Supporting Ukraine during World Health Worker Week

By Joy Kemp, RCM Global Professional Advisor Midwives NHS Pregnancy Maternity Safety

World Health Worker Week and World Health Day, on 7 April, provide an opportunity to celebrate frontline health workers, to elevate voices, roles, and needs while advocating for increased support for health workers worldwide. The theme set by the World Health Organization (WHO) is Build the Health Workforce Back Better, positioning health workers as key to preventing future pandemics and recognising that, for too long, health workers have been taken for granted.

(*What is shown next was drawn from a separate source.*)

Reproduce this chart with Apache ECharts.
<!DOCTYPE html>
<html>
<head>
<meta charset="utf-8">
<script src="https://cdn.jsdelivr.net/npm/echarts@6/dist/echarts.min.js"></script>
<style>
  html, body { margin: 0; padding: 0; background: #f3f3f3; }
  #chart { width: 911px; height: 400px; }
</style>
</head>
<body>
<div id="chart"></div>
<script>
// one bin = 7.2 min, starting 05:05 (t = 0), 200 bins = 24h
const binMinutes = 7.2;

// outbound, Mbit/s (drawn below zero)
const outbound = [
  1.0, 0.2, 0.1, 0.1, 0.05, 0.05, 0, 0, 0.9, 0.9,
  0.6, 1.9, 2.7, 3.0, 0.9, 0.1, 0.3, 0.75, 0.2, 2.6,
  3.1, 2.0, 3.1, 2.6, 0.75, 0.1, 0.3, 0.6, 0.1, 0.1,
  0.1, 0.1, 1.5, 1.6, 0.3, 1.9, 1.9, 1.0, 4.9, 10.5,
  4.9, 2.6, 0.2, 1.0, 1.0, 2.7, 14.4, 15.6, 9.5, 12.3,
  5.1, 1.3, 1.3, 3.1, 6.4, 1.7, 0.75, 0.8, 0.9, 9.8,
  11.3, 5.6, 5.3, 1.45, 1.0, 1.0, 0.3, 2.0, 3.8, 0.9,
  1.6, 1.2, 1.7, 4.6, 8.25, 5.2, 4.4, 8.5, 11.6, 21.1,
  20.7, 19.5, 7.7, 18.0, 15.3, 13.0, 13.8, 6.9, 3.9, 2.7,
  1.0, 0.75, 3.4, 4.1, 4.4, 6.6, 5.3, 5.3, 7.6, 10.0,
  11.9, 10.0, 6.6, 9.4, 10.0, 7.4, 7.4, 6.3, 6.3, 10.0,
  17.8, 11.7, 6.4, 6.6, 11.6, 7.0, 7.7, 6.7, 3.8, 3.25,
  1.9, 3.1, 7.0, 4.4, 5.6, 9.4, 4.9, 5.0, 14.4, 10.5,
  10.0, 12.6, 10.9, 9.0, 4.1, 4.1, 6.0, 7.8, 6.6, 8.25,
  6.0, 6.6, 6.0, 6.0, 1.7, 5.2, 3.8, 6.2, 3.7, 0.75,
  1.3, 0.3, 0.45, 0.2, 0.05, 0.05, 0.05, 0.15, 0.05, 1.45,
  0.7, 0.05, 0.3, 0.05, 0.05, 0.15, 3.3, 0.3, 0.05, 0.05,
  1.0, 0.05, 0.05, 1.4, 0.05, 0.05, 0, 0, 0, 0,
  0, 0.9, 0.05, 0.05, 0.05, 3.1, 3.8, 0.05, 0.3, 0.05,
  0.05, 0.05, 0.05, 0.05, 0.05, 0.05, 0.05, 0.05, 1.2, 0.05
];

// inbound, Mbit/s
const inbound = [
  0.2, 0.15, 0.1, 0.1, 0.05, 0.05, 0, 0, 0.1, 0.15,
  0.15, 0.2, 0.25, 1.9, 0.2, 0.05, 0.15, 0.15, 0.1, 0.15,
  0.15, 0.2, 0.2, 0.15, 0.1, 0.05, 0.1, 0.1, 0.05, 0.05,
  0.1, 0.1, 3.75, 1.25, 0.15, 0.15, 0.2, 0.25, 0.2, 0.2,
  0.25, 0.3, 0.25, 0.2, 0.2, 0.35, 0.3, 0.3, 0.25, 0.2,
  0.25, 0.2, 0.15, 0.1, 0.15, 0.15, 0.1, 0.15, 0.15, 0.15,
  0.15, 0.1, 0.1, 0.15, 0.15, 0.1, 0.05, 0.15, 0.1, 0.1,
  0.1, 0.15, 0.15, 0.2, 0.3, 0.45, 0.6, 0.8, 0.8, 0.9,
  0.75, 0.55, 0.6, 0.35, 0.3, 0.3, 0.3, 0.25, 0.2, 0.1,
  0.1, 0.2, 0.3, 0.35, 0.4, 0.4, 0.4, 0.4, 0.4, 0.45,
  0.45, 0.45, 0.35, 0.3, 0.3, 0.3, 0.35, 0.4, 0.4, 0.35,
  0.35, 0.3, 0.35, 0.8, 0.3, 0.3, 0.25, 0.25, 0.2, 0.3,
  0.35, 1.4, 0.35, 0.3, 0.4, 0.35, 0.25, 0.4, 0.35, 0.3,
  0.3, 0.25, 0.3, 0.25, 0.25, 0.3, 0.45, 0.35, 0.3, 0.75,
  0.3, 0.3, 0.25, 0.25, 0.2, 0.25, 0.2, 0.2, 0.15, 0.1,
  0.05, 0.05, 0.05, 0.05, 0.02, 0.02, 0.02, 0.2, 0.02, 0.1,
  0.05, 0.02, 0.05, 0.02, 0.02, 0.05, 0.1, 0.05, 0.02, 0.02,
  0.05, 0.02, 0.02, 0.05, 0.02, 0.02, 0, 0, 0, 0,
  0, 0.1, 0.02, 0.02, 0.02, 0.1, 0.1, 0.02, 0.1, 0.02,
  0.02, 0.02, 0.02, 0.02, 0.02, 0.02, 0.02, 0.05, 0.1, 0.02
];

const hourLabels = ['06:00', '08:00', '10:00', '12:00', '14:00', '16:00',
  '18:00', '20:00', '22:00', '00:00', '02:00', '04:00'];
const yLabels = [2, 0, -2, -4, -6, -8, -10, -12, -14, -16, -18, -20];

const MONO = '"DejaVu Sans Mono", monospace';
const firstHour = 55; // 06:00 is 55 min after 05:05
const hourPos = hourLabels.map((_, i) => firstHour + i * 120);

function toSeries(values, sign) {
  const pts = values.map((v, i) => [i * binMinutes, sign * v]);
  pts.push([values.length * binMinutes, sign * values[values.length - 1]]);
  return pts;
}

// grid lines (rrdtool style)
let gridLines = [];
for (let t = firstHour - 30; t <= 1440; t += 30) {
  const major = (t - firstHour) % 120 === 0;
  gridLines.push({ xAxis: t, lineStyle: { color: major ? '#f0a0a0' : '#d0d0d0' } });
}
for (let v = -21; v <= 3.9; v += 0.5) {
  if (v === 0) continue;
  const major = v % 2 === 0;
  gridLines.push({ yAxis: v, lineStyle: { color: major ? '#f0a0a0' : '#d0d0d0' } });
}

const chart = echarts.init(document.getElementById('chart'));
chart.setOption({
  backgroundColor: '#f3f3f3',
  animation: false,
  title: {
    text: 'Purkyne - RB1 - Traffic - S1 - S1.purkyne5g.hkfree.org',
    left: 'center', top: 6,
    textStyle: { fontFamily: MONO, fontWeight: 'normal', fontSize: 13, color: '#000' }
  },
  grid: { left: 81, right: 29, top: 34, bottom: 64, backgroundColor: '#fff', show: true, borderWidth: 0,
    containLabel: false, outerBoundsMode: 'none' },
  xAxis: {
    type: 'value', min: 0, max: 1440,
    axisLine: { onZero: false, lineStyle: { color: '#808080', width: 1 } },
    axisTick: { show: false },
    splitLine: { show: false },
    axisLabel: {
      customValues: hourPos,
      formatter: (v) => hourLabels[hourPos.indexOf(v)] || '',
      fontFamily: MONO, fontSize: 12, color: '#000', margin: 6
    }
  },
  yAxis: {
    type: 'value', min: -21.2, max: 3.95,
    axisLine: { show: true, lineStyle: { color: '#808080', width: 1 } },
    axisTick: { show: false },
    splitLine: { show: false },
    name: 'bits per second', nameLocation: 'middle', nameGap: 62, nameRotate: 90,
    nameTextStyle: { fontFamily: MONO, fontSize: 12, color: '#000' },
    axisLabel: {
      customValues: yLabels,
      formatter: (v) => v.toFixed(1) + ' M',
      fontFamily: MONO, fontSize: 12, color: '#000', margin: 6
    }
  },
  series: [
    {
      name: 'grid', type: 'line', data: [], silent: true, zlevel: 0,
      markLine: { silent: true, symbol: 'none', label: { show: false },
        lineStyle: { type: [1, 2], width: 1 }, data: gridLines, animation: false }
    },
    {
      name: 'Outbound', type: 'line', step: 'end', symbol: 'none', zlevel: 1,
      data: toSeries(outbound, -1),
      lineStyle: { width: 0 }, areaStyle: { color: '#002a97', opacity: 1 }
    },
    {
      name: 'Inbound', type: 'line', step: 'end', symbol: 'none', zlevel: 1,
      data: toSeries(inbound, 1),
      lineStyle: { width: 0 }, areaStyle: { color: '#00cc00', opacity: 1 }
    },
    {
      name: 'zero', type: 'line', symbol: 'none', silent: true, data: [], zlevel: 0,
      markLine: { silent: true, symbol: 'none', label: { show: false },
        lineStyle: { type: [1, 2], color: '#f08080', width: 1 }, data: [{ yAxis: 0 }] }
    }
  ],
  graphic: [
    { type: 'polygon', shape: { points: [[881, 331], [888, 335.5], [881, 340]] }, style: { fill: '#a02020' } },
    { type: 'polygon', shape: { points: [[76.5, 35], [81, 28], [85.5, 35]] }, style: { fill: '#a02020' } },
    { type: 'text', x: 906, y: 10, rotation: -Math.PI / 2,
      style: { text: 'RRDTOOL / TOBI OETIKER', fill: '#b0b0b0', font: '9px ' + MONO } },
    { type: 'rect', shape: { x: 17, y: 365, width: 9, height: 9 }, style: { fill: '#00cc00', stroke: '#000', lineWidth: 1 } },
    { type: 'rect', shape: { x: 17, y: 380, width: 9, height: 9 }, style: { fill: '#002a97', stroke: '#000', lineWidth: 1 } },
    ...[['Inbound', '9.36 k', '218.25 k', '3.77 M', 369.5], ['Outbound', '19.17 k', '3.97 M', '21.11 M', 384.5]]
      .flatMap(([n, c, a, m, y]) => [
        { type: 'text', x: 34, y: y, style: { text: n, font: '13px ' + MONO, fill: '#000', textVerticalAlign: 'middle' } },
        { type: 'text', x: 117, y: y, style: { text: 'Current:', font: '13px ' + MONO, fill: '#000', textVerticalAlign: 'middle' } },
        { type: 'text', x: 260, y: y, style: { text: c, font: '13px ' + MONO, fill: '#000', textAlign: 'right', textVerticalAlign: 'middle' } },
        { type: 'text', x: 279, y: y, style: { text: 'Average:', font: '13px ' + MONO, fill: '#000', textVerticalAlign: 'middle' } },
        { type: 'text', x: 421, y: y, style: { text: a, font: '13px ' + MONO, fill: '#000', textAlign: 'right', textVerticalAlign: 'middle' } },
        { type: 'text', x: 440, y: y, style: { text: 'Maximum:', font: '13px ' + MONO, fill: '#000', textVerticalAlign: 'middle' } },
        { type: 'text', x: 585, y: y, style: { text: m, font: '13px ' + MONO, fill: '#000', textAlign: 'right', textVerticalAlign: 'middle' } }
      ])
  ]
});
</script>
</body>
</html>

‘Building back’ suggests that the crisis has passed and that things are getting back to normal. However, this is far from the truth for health workers in Ukraine. As of 4 April, WHO’s surveillance system on attacks on health care has recorded at least 85 such attacks in Ukraine since Russia started the war on 24 February. UN agencies and others have called for an immediate cessation of such attacks, which are deemed war crimes under international law. Sadly though, accountability for such violence – in Ukraine and elsewhere – is rare.  More than 4 million people have now fled Ukraine and a further 6.5 million have been displaced internally within the country.  The majority of these are women and children who have an urgent need for humanitarian assistance and health care services.

In the face of such devastation, it is natural that we want to respond, to do something. What is imperative, though, is that, in doing so, we do no harm and that our response is appropriate and relevant. Collecting medical equipment or other goods and trucking them across borders can seem appropriate but humanitarian organisations advise against such donations as they can destroy local markets and stretch local logistical capacity to breaking point. Cash is now the primary way of delivering aid and the RCM is encouraging its members to give money to the Red Cross, the DEC appeal or to the International Trade Union Confederation Appeal. They have teams, local partners and logistics systems on the ground and can ensure that donations get to where they are most needed. The RCM has made its own donations to each of these organisations too. 

The RCM has set up both internal and external working groups to ensure that our response to the crisis is appropriate and relevant. We communicate regularly with partners in the UK and across Europe and have updated our position statement and resources for members caring for vulnerable migrant women.

During World Health Worker Week, the RCM adds its voice to those calling for an immediate cessation of all attacks on health care in Ukraine and in other areas of conflict around the world. We stand in solidarity with midwives, maternity teams and health care workers who, in the most challenging circumstances, strive to provide care for women and their families and we call on policy makers to ensure that the rights of women and children are upheld in conflict. We also call on the UK Government to suspend charging for NHS maternity care for migrant women and their newborns with immediate effect.